### [Objective]
Go through the entries and transcribe each one exactly, dropping the pictures.

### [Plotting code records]
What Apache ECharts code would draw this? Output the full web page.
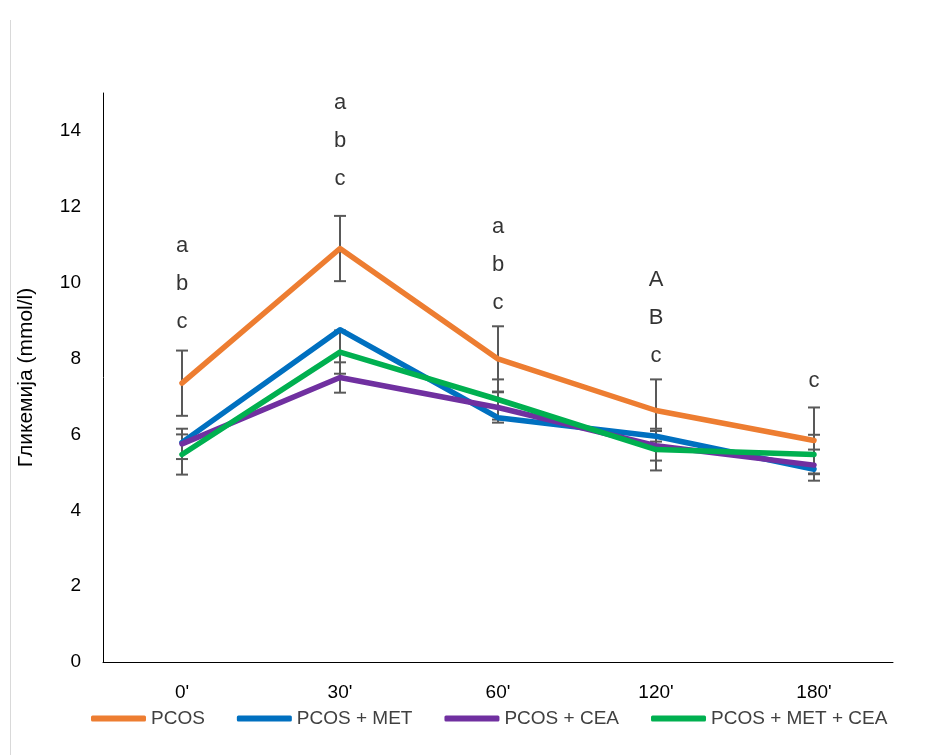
<!DOCTYPE html>
<html>
<head>
<meta charset="utf-8">
<script src="https://cdn.jsdelivr.net/npm/echarts@6/dist/echarts.min.js"></script>
<style>
html,body{margin:0;padding:0;background:#fff;}
#chart{width:941px;height:755px;}
</style>
</head>
<body>
<div id="chart"></div>
<script>
var categories = ["0'", "30'", "60'", "120'", "180'"];
var seriesNames = ["PCOS", "PCOS + MET", "PCOS + CEA", "PCOS + MET + CEA"];
var pcos = [7.35, 10.9, 7.99, 6.63, 5.84];
var pcosMet = [5.79, 8.76, 6.44, 5.95, 5.08];
var pcosCea = [5.75, 7.5, 6.71, 5.7, 5.19];
var pcosMetCea = [5.47, 8.17, 6.92, 5.6, 5.47];
var pcosErr = [0.86, 0.86, 0.86, 0.82, 0.87];
var pcosMetErr = [null, null, null, null, null];
var pcosCeaErr = [0.4, 0.4, 0.4, 0.39, 0.41];
var pcosMetCeaErr = [0.53, 0.57, 0.53, 0.55, 0.52];
var annotationText = ["a\nb\nc", "a\nb\nc", "a\nb\nc", "A\nB\nc", "c"];
var annotationY = [9.97, 13.74, 10.47, 9.08, 7.42];
var yTicks = [0, 2, 4, 6, 8, 10, 12, 14];

var colors = ['#ED7D31', '#0070C0', '#7030A0', '#00B050'];
var values = [pcos, pcosMet, pcosCea, pcosMetCea];
var errs = [pcosErr, pcosMetErr, pcosCeaErr, pcosMetCeaErr];
var font = "'Liberation Sans', 'Open Sans', sans-serif";

var series = [];
errs.forEach(function (e, si) {
  var data = [];
  e.forEach(function (v, i) {
    if (v != null) data.push([i, values[si][i] - v, values[si][i] + v]);
  });
  series.push({
    type: 'custom',
    name: 'err' + si,
    z: 1,
    silent: true,
    data: data,
    renderItem: function (params, api) {
      var x = api.value(0);
      var lo = api.coord([x, api.value(1)]);
      var hi = api.coord([x, api.value(2)]);
      var hw = 6;
      var st = {stroke: '#595959', lineWidth: 2};
      return {
        type: 'group',
        children: [
          {type: 'line', shape: {x1: lo[0], y1: lo[1], x2: hi[0], y2: hi[1]}, style: st},
          {type: 'line', shape: {x1: lo[0] - hw, y1: lo[1], x2: lo[0] + hw, y2: lo[1]}, style: st},
          {type: 'line', shape: {x1: hi[0] - hw, y1: hi[1], x2: hi[0] + hw, y2: hi[1]}, style: st}
        ]
      };
    }
  });
});
values.forEach(function (v, si) {
  series.push({
    type: 'line',
    name: seriesNames[si],
    data: v,
    z: 2 + si,
    symbol: 'none',
    color: colors[si],
    lineStyle: {width: 5.5, color: colors[si], cap: 'round', join: 'round'},
    itemStyle: {color: colors[si]}
  });
});
series.push({
  type: 'scatter',
  name: 'annot',
  symbolSize: 0,
  silent: true,
  z: 10,
  data: annotationY.map(function (y, i) { return [i, y, annotationText[i]]; }),
  label: {
    show: true,
    position: 'inside',
    formatter: function (p) { return p.value[2]; },
    color: '#000',
    fontSize: 22,
    lineHeight: 38,
    fontFamily: font
  }
});

var chart = echarts.init(document.getElementById('chart'));
chart.setOption({
  animation: false,
  backgroundColor: '#fff',
  graphic: [
    {type: 'line', shape: {x1: 10.5, y1: 20, x2: 10.5, y2: 755}, style: {stroke: '#d9d9d9', lineWidth: 1}}
  ],
  grid: {left: 103, right: 48, top: 93, bottom: 93, containLabel: false},
  legend: {
    data: seriesNames,
    bottom: 22,
    left: 86,
    icon: 'roundRect',
    itemWidth: 55,
    itemHeight: 6,
    itemGap: 32,
    textStyle: {fontSize: 19, color: '#404040', fontFamily: font}
  },
  xAxis: {
    type: 'category',
    data: categories,
    boundaryGap: true,
    axisLine: {lineStyle: {color: '#000', width: 1}},
    axisTick: {show: false},
    axisLabel: {fontSize: 19, color: '#000', margin: 21, fontFamily: font}
  },
  yAxis: {
    type: 'value',
    min: 0,
    max: 15,
    interval: 2,
    name: 'Гликемија (mmol/l)',
    nameLocation: 'middle',
    nameGap: 66,
    nameRotate: 90,
    nameTextStyle: {fontSize: 21, color: '#000', fontFamily: font},
    axisLine: {show: true, lineStyle: {color: '#000', width: 1}},
    axisTick: {show: false},
    splitLine: {show: false},
    axisLabel: {
      fontSize: 19, color: '#000', margin: 22, fontFamily: font,
      formatter: function (v) { return yTicks.indexOf(v) >= 0 ? String(v) : ''; }
    }
  },
  series: series
});
</script>
</body>
</html>
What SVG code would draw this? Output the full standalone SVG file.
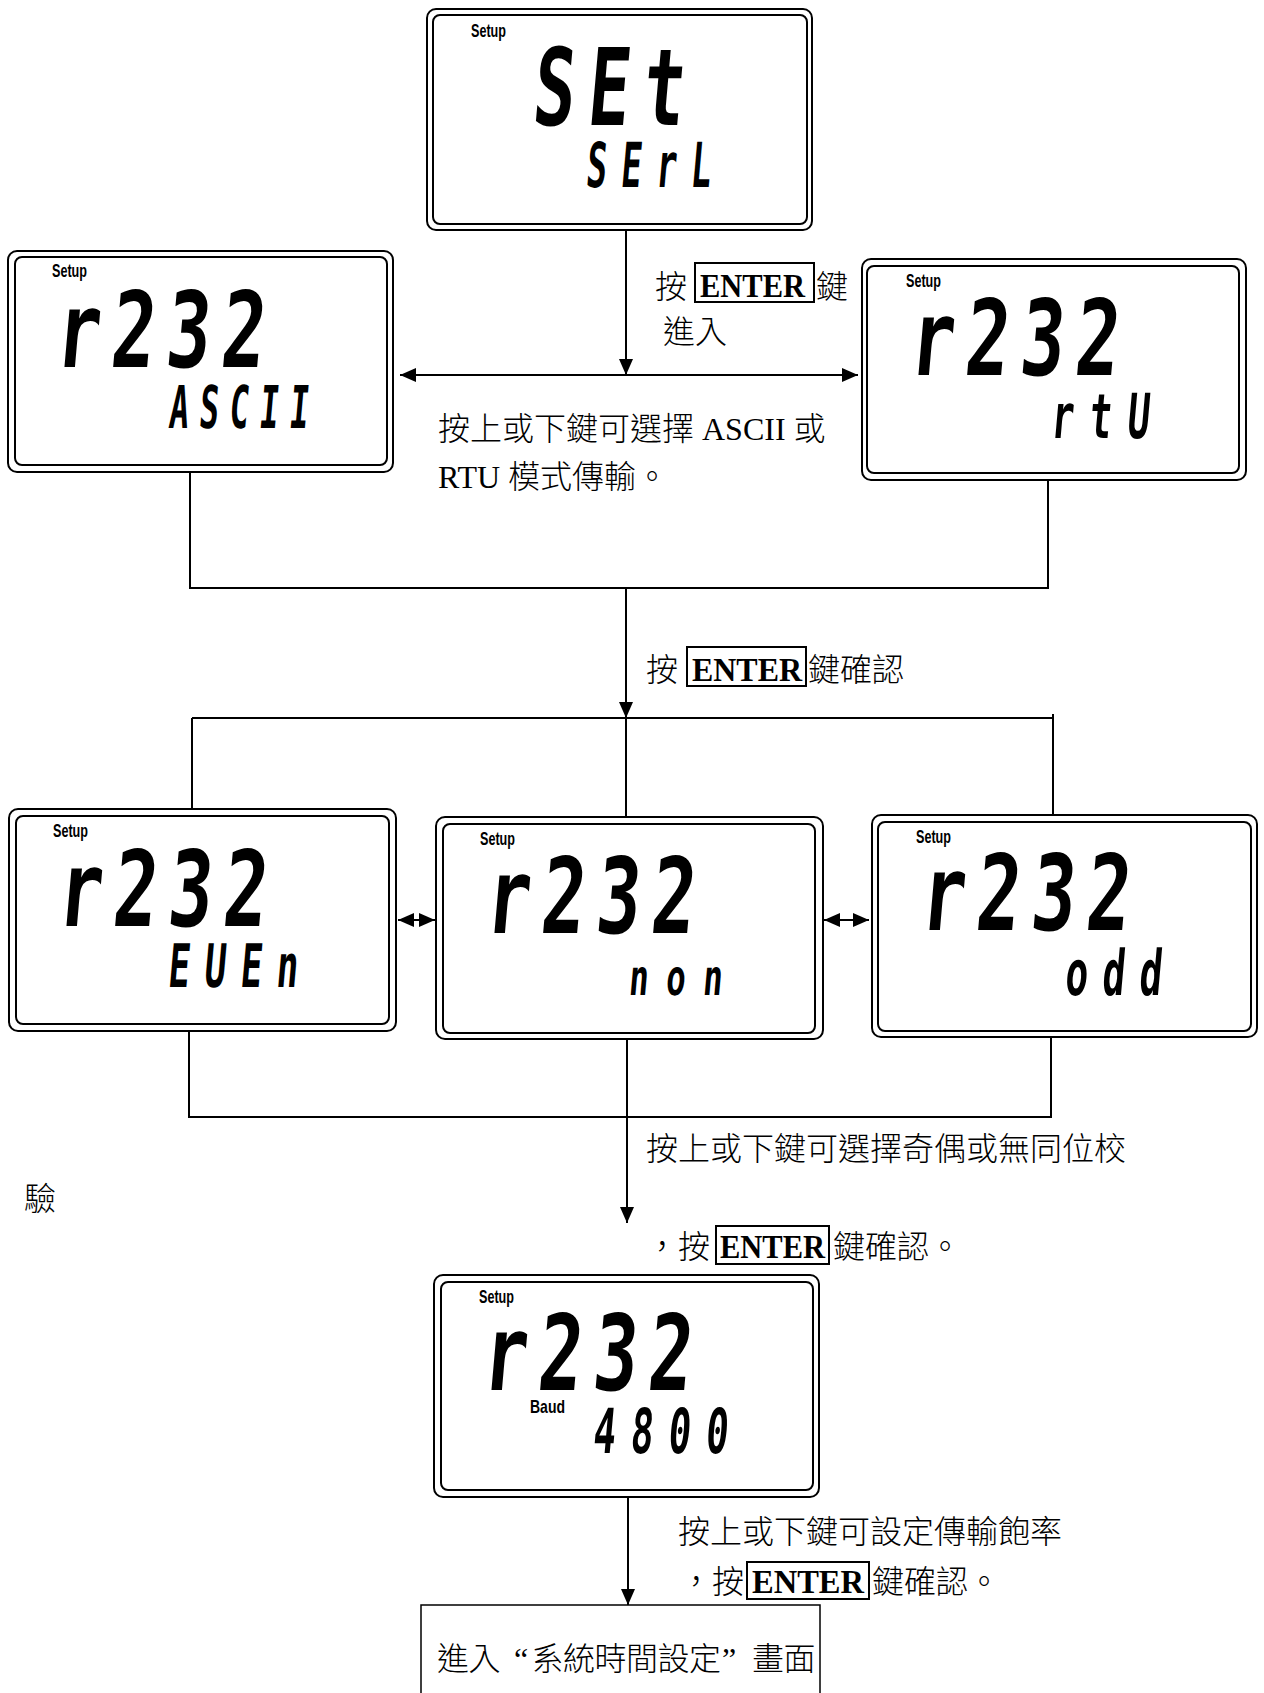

### [Exercise output]
What Apache ECharts code would draw this? Output the full web page.
<!DOCTYPE html>
<html>
<head>
<meta charset="utf-8">
<script src="https://cdn.jsdelivr.net/npm/echarts@6/dist/echarts.min.js"></script>
<style>
html,body{margin:0;padding:0;background:#fff;}
#chart{width:941px;height:755px;}
</style>
</head>
<body>
<div id="chart"></div>
<script>
var categories = ["0'", "30'", "60'", "120'", "180'"];
var seriesNames = ["PCOS", "PCOS + MET", "PCOS + CEA", "PCOS + MET + CEA"];
var pcos = [7.35, 10.9, 7.99, 6.63, 5.84];
var pcosMet = [5.79, 8.76, 6.44, 5.95, 5.08];
var pcosCea = [5.75, 7.5, 6.71, 5.7, 5.19];
var pcosMetCea = [5.47, 8.17, 6.92, 5.6, 5.47];
var pcosErr = [0.86, 0.86, 0.86, 0.82, 0.87];
var pcosMetErr = [null, null, null, null, null];
var pcosCeaErr = [0.4, 0.4, 0.4, 0.39, 0.41];
var pcosMetCeaErr = [0.53, 0.57, 0.53, 0.55, 0.52];
var annotationText = ["a\nb\nc", "a\nb\nc", "a\nb\nc", "A\nB\nc", "c"];
var annotationY = [9.97, 13.74, 10.47, 9.08, 7.42];
var yTicks = [0, 2, 4, 6, 8, 10, 12, 14];

var colors = ['#ED7D31', '#0070C0', '#7030A0', '#00B050'];
var values = [pcos, pcosMet, pcosCea, pcosMetCea];
var errs = [pcosErr, pcosMetErr, pcosCeaErr, pcosMetCeaErr];
var font = "'Liberation Sans', 'Open Sans', sans-serif";

var series = [];
errs.forEach(function (e, si) {
  var data = [];
  e.forEach(function (v, i) {
    if (v != null) data.push([i, values[si][i] - v, values[si][i] + v]);
  });
  series.push({
    type: 'custom',
    name: 'err' + si,
    z: 1,
    silent: true,
    data: data,
    renderItem: function (params, api) {
      var x = api.value(0);
      var lo = api.coord([x, api.value(1)]);
      var hi = api.coord([x, api.value(2)]);
      var hw = 6;
      var st = {stroke: '#595959', lineWidth: 2};
      return {
        type: 'group',
        children: [
          {type: 'line', shape: {x1: lo[0], y1: lo[1], x2: hi[0], y2: hi[1]}, style: st},
          {type: 'line', shape: {x1: lo[0] - hw, y1: lo[1], x2: lo[0] + hw, y2: lo[1]}, style: st},
          {type: 'line', shape: {x1: hi[0] - hw, y1: hi[1], x2: hi[0] + hw, y2: hi[1]}, style: st}
        ]
      };
    }
  });
});
values.forEach(function (v, si) {
  series.push({
    type: 'line',
    name: seriesNames[si],
    data: v,
    z: 2 + si,
    symbol: 'none',
    color: colors[si],
    lineStyle: {width: 5.5, color: colors[si], cap: 'round', join: 'round'},
    itemStyle: {color: colors[si]}
  });
});
series.push({
  type: 'scatter',
  name: 'annot',
  symbolSize: 0,
  silent: true,
  z: 10,
  data: annotationY.map(function (y, i) { return [i, y, annotationText[i]]; }),
  label: {
    show: true,
    position: 'inside',
    formatter: function (p) { return p.value[2]; },
    color: '#000',
    fontSize: 22,
    lineHeight: 38,
    fontFamily: font
  }
});

var chart = echarts.init(document.getElementById('chart'));
chart.setOption({
  animation: false,
  backgroundColor: '#fff',
  graphic: [
    {type: 'line', shape: {x1: 10.5, y1: 20, x2: 10.5, y2: 755}, style: {stroke: '#d9d9d9', lineWidth: 1}}
  ],
  grid: {left: 103, right: 48, top: 93, bottom: 93, containLabel: false},
  legend: {
    data: seriesNames,
    bottom: 22,
    left: 86,
    icon: 'roundRect',
    itemWidth: 55,
    itemHeight: 6,
    itemGap: 32,
    textStyle: {fontSize: 19, color: '#404040', fontFamily: font}
  },
  xAxis: {
    type: 'category',
    data: categories,
    boundaryGap: true,
    axisLine: {lineStyle: {color: '#000', width: 1}},
    axisTick: {show: false},
    axisLabel: {fontSize: 19, color: '#000', margin: 21, fontFamily: font}
  },
  yAxis: {
    type: 'value',
    min: 0,
    max: 15,
    interval: 2,
    name: 'Гликемија (mmol/l)',
    nameLocation: 'middle',
    nameGap: 66,
    nameRotate: 90,
    nameTextStyle: {fontSize: 21, color: '#000', fontFamily: font},
    axisLine: {show: true, lineStyle: {color: '#000', width: 1}},
    axisTick: {show: false},
    splitLine: {show: false},
    axisLabel: {
      fontSize: 19, color: '#000', margin: 22, fontFamily: font,
      formatter: function (v) { return yTicks.indexOf(v) >= 0 ? String(v) : ''; }
    }
  },
  series: series
});
</script>
</body>
</html>
What SVG code would draw this? Output the full standalone SVG file.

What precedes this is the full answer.